Мы говорим, что сегодня, идейно-мировоззренческая идеальность, востребована в форме мотивационной интенциальности, а не объективируемой нормативности.
Но это всё — уже за рамками темы.
А вот идея ставки на чисто органическую, низшую мотивацию жизненного успеха — неизбежно ведет к самоформированию типов социальной организации, естественных для чисто природной организации живых организмов — иерархии по объективным преимуществам индивидов. И нигде кроме пространства мысленного эксперимента — в своем лубочном виде существовать не может.
Помимо вышеописанных причин — доминирования позитивизма в мировоззренческом пространстве, реакционного характера философского полагания оснований концепции, есть и еще одна важная причина «достоверности» Э.Л. Для сознания.
В исторической ретроспективе, либеральное движение в своем динамическом аспекте, было движением по освобождению индивида от предопределяющей власти социальной нормы того времени.
Статический аспект чисто экономической возможности либерализма, оказался как бы за порогом восприятия. Между тем — он то и был необходимым граничным условием его возможности.
Укорененные в сознании массового человека 18-19 веков, религиозные представления о человеке и его моральной обязательности — создавали безопасные условия для чисто экономической манифестации.
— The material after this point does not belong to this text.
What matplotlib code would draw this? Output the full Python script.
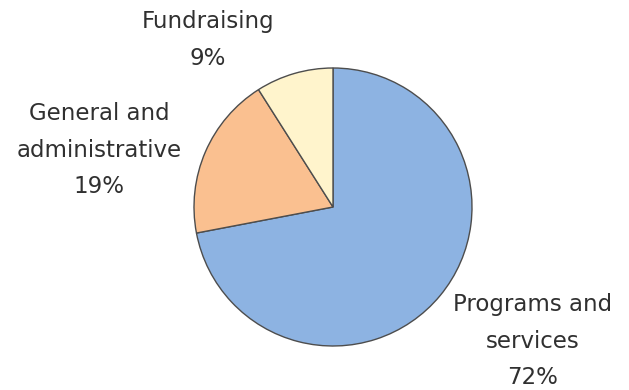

Они были наличными внутренними и общепринятыми самоограничениями, той степени достоверности, что даже нарушающие их ещё не спорили с тем, что они нарушают.
Уже разлагающаяся как мировоззрение, но еще сохраняющаяся как детерминированность индивидуального сознания, моральной императивностью — и создавала «внешние» ограничения для безграничной экономической целесообразности в западном мире.
В современных условиях, когда у моральной императивности нет рационально выраженных, мировоззренческих представлений, опирающихся на её психологически достоверные основания — воплощение в жизнь идеализма Э.Л., может оказать страшнее утопии коммунизма.
Да собственно, разве социально-экономическая модель России, после освобождения от пут компартии — это не такой себе Э.Л. в своём естественном развитии и более чем очевидных результатах.